One woman’s portrayal of a Canadian WWII veteran who reluctantly returns to Normandy, France, for the 60th Anniversary of the D-Day invasion. While revisiting the beach, Jake encounters Isabelle, a bright, precocious 10-year-old from the local village whose natural curiosity and magical charm challenges the old soldier to face some long-ignored ghosts. Most notably the war-time death of his eldest brother, Chester, a once promising young musician. Julia did a convincing job as the four characters; Isabella, Grandme’re, Jake and the school teacher.
In June 2004, Julia travelled to Normandy, France, for the 60th Anniversary of D-Day. She attended many ceremonies, walked the coastline and interviewed numerous veterans who had returned for the occasion. The experiences of the veterans as well as her own discoveries and a life long interest in Remembrance Day led to the creation of the play, a love letter of thanks to past and present men and women who sacrificed much, including their lives for the greater good.
“It’s about passing on that legacy of remembrance.” This solo performance is one that every Canadian should see.
The performance was opened with a vocal performance by Karen Fawcette accompanied by pianist, Michelle Andres with songs of the war years.
Commentary opened with acknowledgements to some of east central Alberta’s present troops; Private Anthony Reid, Ilia Lalchev Base Transport in service since 2009, Eric LaClair from Brownfield serving one and a half years in Afghanistan in 2009-2010 and Rob Dewinter, son of Russell and Brenda Hillis of Coronation. He joined in 1999 and was stationed in Petawawa, Ontario with the Royal Canadian Dragoons and served in Bosnia for two tours in 2000 and 2001 and Afghanistan in 2006.
Also in attendance were Master Warrant Officers Martin Marceau and Kevin Crane, who was in attendance with wife Nancy who served six months in Afganastan. Sergeant Robert McCrea and wife Sergeant Carol Gallager.

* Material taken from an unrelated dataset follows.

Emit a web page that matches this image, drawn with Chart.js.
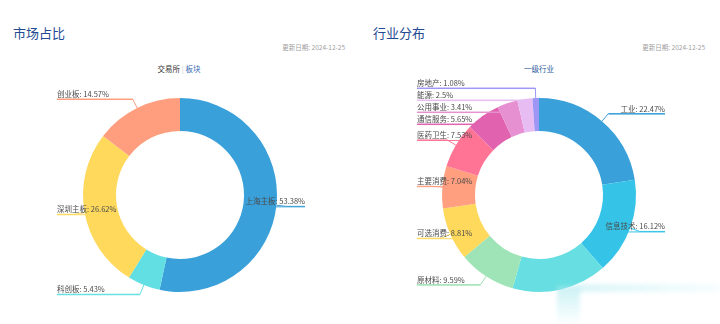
<!DOCTYPE html>
<html>
<head>
<meta charset="utf-8">
<script src="https://cdn.jsdelivr.net/npm/chart.js@4.4.1/dist/chart.umd.min.js"></script>
<style>
body{margin:0;width:720px;height:324px;background:#fff;font-family:"Noto Sans CJK SC",sans-serif;position:relative;overflow:hidden}
.panel{position:absolute;top:0;width:360px;height:324px}
.title{position:absolute;left:13px;top:24px;font-size:13px;line-height:18px;color:#234a92}
.date{position:absolute;right:15px;top:43px;font-size:6.5px;line-height:8px;color:#a0a0a0}
.sub{position:absolute;top:64px;left:0;width:358px;text-align:center;font-size:7.5px;line-height:10px}
canvas{position:absolute;left:0;top:0}
.fade1{position:absolute;left:578px;top:284px;width:142px;height:8px;background:linear-gradient(to right,rgba(190,238,244,.55),rgba(225,248,250,.25));filter:blur(2px)}
.fade2{position:absolute;left:557px;top:286px;width:23px;height:38px;background:linear-gradient(to bottom,rgba(170,232,238,.6),rgba(235,250,252,.1));filter:blur(2px)}
</style>
</head>
<body>
<div class="panel" style="left:0">
  <div class="title">市场占比</div>
  <div class="date">更新日期: 2024-12-25</div>
  <div class="sub"><span style="color:#333">交易所</span> <span style="color:#ccc">|</span> <span style="color:#3d6bb3">板块</span></div>
  <canvas id="marketChart" width="360" height="324"></canvas>
</div>
<div class="panel" style="left:360px">
  <div class="title">行业分布</div>
  <div class="date">更新日期: 2024-12-25</div>
  <div class="sub" style="color:#2e5aa0">一级行业</div>
  <canvas id="industryChart" width="360" height="324"></canvas>
</div>
<div class="fade1"></div>
<div class="fade2"></div>
<script>
// 市场占比
const marketLabels = ['上海主板', '科创板', '深圳主板', '创业板'];
const marketValues = [53.38, 5.43, 26.62, 14.57];
const marketColors = ['#3aa0da', '#62dfe2', '#fed95c', '#fe9e7f'];

// 行业分布
const industryLabels = ['工业', '信息技术', '金融', '原材料', '可选消费', '主要消费', '医药卫生', '通信服务', '公用事业', '能源', '房地产'];
const industryValues = [22.47, 16.12, 15.8, 9.59, 8.81, 7.04, 7.53, 5.65, 3.41, 2.5, 1.08];
const industryColors = ['#3aa0da', '#35c4e8', '#67dfe2', '#9ee4b6', '#ffd95c', '#ff9f7f', '#ff7494', '#e162af', '#e690d1', '#e7bcf3', '#9d96f5'];

// label not shown in the picture
const hiddenLabels = ['金融'];

// echarts style outside labels with leader lines
const outerLabels = {
    id: 'outerLabels',
    afterDatasetsDraw(chart) {
        const ctx = chart.ctx;
        const meta = chart.getDatasetMeta(0);
        const ds = chart.data.datasets[0];
        const items = [];
        meta.data.forEach((arc, i) => {
            const name = chart.data.labels[i];
            if (hiddenLabels.includes(name)) return;
            const p = arc.getProps(['x', 'y', 'startAngle', 'endAngle', 'outerRadius'], true);
            const mid = (p.startAngle + p.endAngle) / 2;
            const cx = Math.cos(mid), cy = Math.sin(mid);
            const r = p.outerRadius;
            items.push({
                text: name + ': ' + ds.data[i] + '%',
                color: ds.backgroundColor[i],
                x0: p.x + cx * r, y0: p.y + cy * r,
                x1: p.x + cx * (r + 10), y1: p.y + cy * (r + 10),
                right: cx >= 0
            });
        });
        [true, false].forEach(side => {
            const list = items.filter(it => it.right === side).sort((a, b) => a.y1 - b.y1);
            let prev = -100;
            list.forEach(it => {
                it.ly = Math.max(it.y1, prev + 12);
                prev = it.ly;
            });
        });
        ctx.save();
        ctx.font = '7.5px "Noto Sans CJK SC"';
        ctx.lineWidth = 1;
        items.forEach(it => {
            const w = ctx.measureText(it.text).width;
            let a, b, tx;
            if (it.right) {
                b = 305; tx = 305 - w;
                a = Math.min(it.x1, tx);
            } else {
                a = 57; tx = 57;
                b = Math.max(it.x1, 57 + w);
            }
            ctx.strokeStyle = it.color;
            ctx.beginPath();
            ctx.moveTo(it.x0, it.y0);
            ctx.lineTo(it.x1, it.ly);
            ctx.lineTo(it.right ? b : a, it.ly);
            ctx.moveTo(a, it.ly + 0.5);
            ctx.lineTo(b, it.ly + 0.5);
            ctx.stroke();
            ctx.fillStyle = '#4a4a4a';
            ctx.textAlign = 'left';
            ctx.textBaseline = 'alphabetic';
            ctx.fillText(it.text, tx, it.ly - 2);
        });
        ctx.restore();
    }
};

function makeDonut(id, labels, values, colors, pad) {
    return new Chart(document.getElementById(id), {
        type: 'doughnut',
        data: {
            labels: labels,
            datasets: [{
                data: values,
                backgroundColor: colors,
                borderWidth: 0
            }]
        },
        options: {
            responsive: false,
            animation: false,
            cutout: '66%',
            layout: { padding: pad },
            plugins: {
                legend: { display: false },
                tooltip: { enabled: false }
            }
        },
        plugins: [outerLabels]
    });
}

makeDonut('marketChart', marketLabels, marketValues, marketColors, { top: 98, bottom: 32, left: 0, right: 0 });
makeDonut('industryChart', industryLabels, industryValues, industryColors, { top: 98, bottom: 32, left: 0, right: 2 });
</script>
</body>
</html>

The veterans present who were also acknowledged were Bill Duncan who was enlisted in March of 1941 and completed his service as ranking staff sergeant in 1946, Greg Doyle, who enlisted in 1966 in New Brunswick at age 17 with parents’ consent. During his four years of service he did six months as a peacekeeper in Cyprus, with short stays in Ireland and Germany, completing his enlistment in Wainwright and took up residence in Coronation in 1970.
Dave Pennington who enlisted in January 1943 with the Royal Edmonton Regiment. He was deployed to Sicily then to mainland Italy in 1944 where he was wounded by shrapnel. Gravely injured he was hospitalized in Rome and was later sent to England to recover. Due to his injures, Dave was never to return to active duty. However, it wasn’t until 1946 that he would be able to return to Canada and eventually take up farming in Veteran.